From ‘Mummy Unwrapping Parties’ to Auction Blocks

The report, “Laying Ancestors to Rest,” exposes Britain’s long, grotesque history of treating human remains as collector’s items. In the 1800s, wealthy Victorians hosted “mummy unwrapping parties”, peeling bandages off Egyptian corpses for entertainment. Today, auction houses still sell shrunken heads and ancestral bones—until public outrage forces them to withdraw.

“These were people—not artifacts,” said Professor Laura Van Broekhoven, director of Oxford’s Pitt Rivers Museum, which removed its mummified child and shrunken heads from display in 2020. “We must rehumanize our museums.”

The Pitt Rivers Museum in Oxford, England removed all human remains from its displays in 2020 as part of a "decolonization process."

The Legal Loophole That Keeps the Dead on Display

Right now, UK law has a chilling loophole: consent is only required for bodies under 100 years old. That means centuries-old remains—many looted from Africa, Oceania, and Indigenous lands—can be bought, sold, and exhibited without permission from descendants.

The British Museum alone holds over 6,000 human remains, defending their display as “vital for research.” But critics ask: At what cost?

“How would Brits feel if their great-grandparents’ skeletons were in a Cairo museum?” asked one activist.

A Global Reckoning—Will Britain Listen?

The pressure is mounting:

  • The Smithsonian apologized for its collection of stolen Black and Indigenous bones.
  • London’s Hunterian Museum stopped exhibiting the 7’7″ Irish Giant, whose dying wish—to be buried at sea—was ignored.
  • Auction houses are being forced to pull human remains after public outcry.

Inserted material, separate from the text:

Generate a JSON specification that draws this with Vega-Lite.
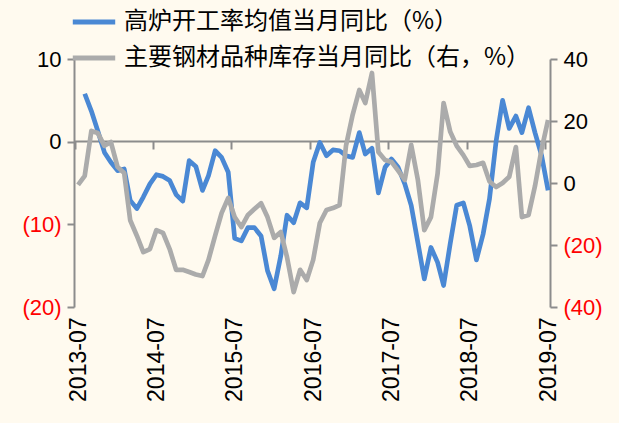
{
  "$schema": "https://vega.github.io/schema/vega-lite/v6.json",
  "width": 476,
  "height": 248,
  "autosize": {"type": "none"},
  "padding": {"left": 74, "top": 59, "right": 69, "bottom": 116},
  "background": "#FFFAEF",
  "config": {
    "view": {"stroke": null},
    "axis": {"grid": false, "labelFont": "Liberation Sans", "labelFontSize": 22, "labelColor": "black", "domainColor": "#8C8C8C", "tickColor": "#8C8C8C", "domainWidth": 2, "tickWidth": 2, "title": null}
  },
  "data": {"values": [
    {"month": "2013-07-01", "blast": null, "steel": -0.6},
    {"month": "2013-08-01", "blast": 5.8, "steel": 2.3},
    {"month": "2013-09-01", "blast": 3.7, "steel": 16.8},
    {"month": "2013-10-01", "blast": 1.3, "steel": 16.1},
    {"month": "2013-11-01", "blast": -1.3, "steel": 12.0},
    {"month": "2013-12-01", "blast": -2.5, "steel": 13.2},
    {"month": "2014-01-01", "blast": -3.5, "steel": 5.2},
    {"month": "2014-02-01", "blast": -3.3, "steel": 3.2},
    {"month": "2014-03-01", "blast": -7.1, "steel": -12.0},
    {"month": "2014-04-01", "blast": -8.1, "steel": -17.0},
    {"month": "2014-05-01", "blast": -6.7, "steel": -22.3},
    {"month": "2014-06-01", "blast": -5.1, "steel": -21.3},
    {"month": "2014-07-01", "blast": -4.0, "steel": -15.2},
    {"month": "2014-08-01", "blast": -4.2, "steel": -16.1},
    {"month": "2014-09-01", "blast": -4.7, "steel": -21.3},
    {"month": "2014-10-01", "blast": -6.4, "steel": -28.0},
    {"month": "2014-11-01", "blast": -7.2, "steel": -28.0},
    {"month": "2014-12-01", "blast": -2.3, "steel": -28.7},
    {"month": "2015-01-01", "blast": -3.0, "steel": -29.5},
    {"month": "2015-02-01", "blast": -5.9, "steel": -30.0},
    {"month": "2015-03-01", "blast": -4.1, "steel": -24.8},
    {"month": "2015-04-01", "blast": -1.1, "steel": -17.0},
    {"month": "2015-05-01", "blast": -1.9, "steel": -9.7},
    {"month": "2015-06-01", "blast": -3.7, "steel": -4.8},
    {"month": "2015-07-01", "blast": -11.7, "steel": -11.0},
    {"month": "2015-08-01", "blast": -12.0, "steel": -14.2},
    {"month": "2015-09-01", "blast": -10.4, "steel": -10.3},
    {"month": "2015-10-01", "blast": -10.4, "steel": -8.4},
    {"month": "2015-11-01", "blast": -11.4, "steel": -6.5},
    {"month": "2015-12-01", "blast": -15.6, "steel": -11.0},
    {"month": "2016-01-01", "blast": -17.8, "steel": -17.7},
    {"month": "2016-02-01", "blast": -13.8, "steel": -15.8},
    {"month": "2016-03-01", "blast": -8.9, "steel": -23.9},
    {"month": "2016-04-01", "blast": -9.8, "steel": -35.2},
    {"month": "2016-05-01", "blast": -7.4, "steel": -28.0},
    {"month": "2016-06-01", "blast": -8.0, "steel": -31.3},
    {"month": "2016-07-01", "blast": -2.5, "steel": -24.8},
    {"month": "2016-08-01", "blast": -0.1, "steel": -12.9},
    {"month": "2016-09-01", "blast": -1.7, "steel": -8.7},
    {"month": "2016-10-01", "blast": -1.0, "steel": -8.1},
    {"month": "2016-11-01", "blast": -1.1, "steel": -7.1},
    {"month": "2016-12-01", "blast": -1.7, "steel": 12.0},
    {"month": "2017-01-01", "blast": -1.9, "steel": 22.0},
    {"month": "2017-02-01", "blast": 1.1, "steel": 30.0},
    {"month": "2017-03-01", "blast": -1.5, "steel": 25.8},
    {"month": "2017-04-01", "blast": -0.8, "steel": 35.5},
    {"month": "2017-05-01", "blast": -6.2, "steel": 10.0},
    {"month": "2017-06-01", "blast": -3.1, "steel": 7.4},
    {"month": "2017-07-01", "blast": -2.1, "steel": 6.8},
    {"month": "2017-08-01", "blast": -3.1, "steel": 4.0},
    {"month": "2017-09-01", "blast": -5.1, "steel": 1.0},
    {"month": "2017-10-01", "blast": -7.7, "steel": 12.3},
    {"month": "2017-11-01", "blast": -12.2, "steel": 1.0},
    {"month": "2017-12-01", "blast": -16.6, "steel": -15.2},
    {"month": "2018-01-01", "blast": -12.8, "steel": -11.0},
    {"month": "2018-02-01", "blast": -14.6, "steel": 3.0},
    {"month": "2018-03-01", "blast": -17.4, "steel": 25.8},
    {"month": "2018-04-01", "blast": -12.3, "steel": 16.5},
    {"month": "2018-05-01", "blast": -7.7, "steel": 12.0},
    {"month": "2018-06-01", "blast": -7.4, "steel": 9.0},
    {"month": "2018-07-01", "blast": -10.2, "steel": 5.5},
    {"month": "2018-08-01", "blast": -14.3, "steel": 5.8},
    {"month": "2018-09-01", "blast": -11.2, "steel": 6.5},
    {"month": "2018-10-01", "blast": -6.9, "steel": 0.5},
    {"month": "2018-11-01", "blast": 0.1, "steel": -1.3},
    {"month": "2018-12-01", "blast": 5.0, "steel": 0.0},
    {"month": "2019-01-01", "blast": 1.6, "steel": 2.0},
    {"month": "2019-02-01", "blast": 3.1, "steel": 11.6},
    {"month": "2019-03-01", "blast": 1.1, "steel": -11.0},
    {"month": "2019-04-01", "blast": 4.1, "steel": -10.3},
    {"month": "2019-05-01", "blast": 1.1, "steel": -1.0},
    {"month": "2019-06-01", "blast": -1.7, "steel": 11.0},
    {"month": "2019-07-01", "blast": -5.9, "steel": 20.3}
  ]},
  "layer": [
    {
      "mark": {"type": "line", "strokeWidth": 4.7, "strokeJoin": "round"},
      "encoding": {
        "x": {
          "field": "month", "type": "temporal",
          "scale": {"type": "utc", "domain": [{"year": 2013, "month": 6, "date": 12, "utc": true}, {"year": 2019, "month": 7, "date": 10, "utc": true}]},
          "axis": {
            "orient": "bottom", "offset": -166, "labels": false, "domain": true, "ticks": true, "tickSize": 8,
            "values": [
              {"year": 2013, "month": 6, "date": 16, "utc": true},
              {"year": 2014, "month": 6, "date": 16, "utc": true},
              {"year": 2015, "month": 6, "date": 16, "utc": true},
              {"year": 2016, "month": 6, "date": 16, "utc": true},
              {"year": 2017, "month": 6, "date": 16, "utc": true},
              {"year": 2018, "month": 6, "date": 16, "utc": true},
              {"year": 2019, "month": 6, "date": 16, "utc": true}
            ]
          }
        },
        "y": {
          "field": "blast", "type": "quantitative",
          "scale": {"domain": [-20, 10], "nice": false, "zero": false},
          "axis": {
            "orient": "left", "values": [-20, -10, 0, 10], "tickSize": 7, "labelPadding": 6,
            "labelExpr": "datum.value < 0 ? '(' + abs(datum.value) + ')' : datum.value + '\u00a0'",
            "labelColor": {"condition": {"test": "datum.value < 0", "value": "#FF0000"}, "value": "black"}
          }
        },
        "color": {
          "datum": "高炉开工率均值当月同比（%）",
          "scale": {"domain": ["高炉开工率均值当月同比（%）", "主要钢材品种库存当月同比（右，%）"], "range": ["#4A88D4", "#ABABAB"]},
          "legend": {
            "orient": "none", "legendX": -4, "legendY": -61, "title": null,
            "symbolType": "stroke", "symbolSize": 1800, "symbolStrokeWidth": 5,
            "labelFont": "Noto Sans CJK SC", "labelFontSize": 24, "labelColor": "black",
            "rowPadding": -13, "labelOffset": 6, "labelLimit": 700
          }
        }
      }
    },
    {
      "mark": {"type": "line", "strokeWidth": 4.7, "strokeJoin": "round"},
      "encoding": {
        "x": {
          "field": "month", "type": "temporal",
          "scale": {"type": "utc", "domain": [{"year": 2013, "month": 6, "date": 12, "utc": true}, {"year": 2019, "month": 7, "date": 10, "utc": true}]},
          "axis": {
            "orient": "bottom", "domain": false, "ticks": false, "labelAngle": -90, "labelPadding": 10, "labelFontSize": 23,
            "labelExpr": "utcFormat(datum.value, '%Y-%m')",
            "values": [
              {"year": 2013, "month": 7, "date": 1, "utc": true},
              {"year": 2014, "month": 7, "date": 1, "utc": true},
              {"year": 2015, "month": 7, "date": 1, "utc": true},
              {"year": 2016, "month": 7, "date": 1, "utc": true},
              {"year": 2017, "month": 7, "date": 1, "utc": true},
              {"year": 2018, "month": 7, "date": 1, "utc": true},
              {"year": 2019, "month": 7, "date": 1, "utc": true}
            ]
          }
        },
        "y": {
          "field": "steel", "type": "quantitative",
          "scale": {"domain": [-40, 40], "nice": false, "zero": false},
          "axis": {
            "orient": "right", "values": [-40, -20, 0, 20, 40], "tickSize": 7, "labelPadding": 6,
            "labelExpr": "datum.value < 0 ? '(' + abs(datum.value) + ')' : datum.value + '\u00a0'",
            "labelColor": {"condition": {"test": "datum.value < 0", "value": "#FF0000"}, "value": "black"}
          }
        },
        "color": {"datum": "主要钢材品种库存当月同比（右，%）"}
      }
    }
  ],
  "resolve": {"scale": {"y": "independent"}, "axis": {"x": "independent"}}
}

Now, UK lawmakers are demanding:
✅ Ban the sale of human remains—no more mummies on eBay.
✅ Extend the Human Tissue Act to protect all ancestral remains.
✅ Repatriate stolen bones to their communities.

“They Were Never Ours to Keep”

For diaspora communities, this fight is deeply personal. “Every time I see an Egyptian mummy in a British museum, I think: That could be my ancestor,” said one protester outside the British Museum. “Bring them home.”

As the government weighs its response, one question remains: Will Britain finally confront its colonial ghosts—or keep profiting from the dead?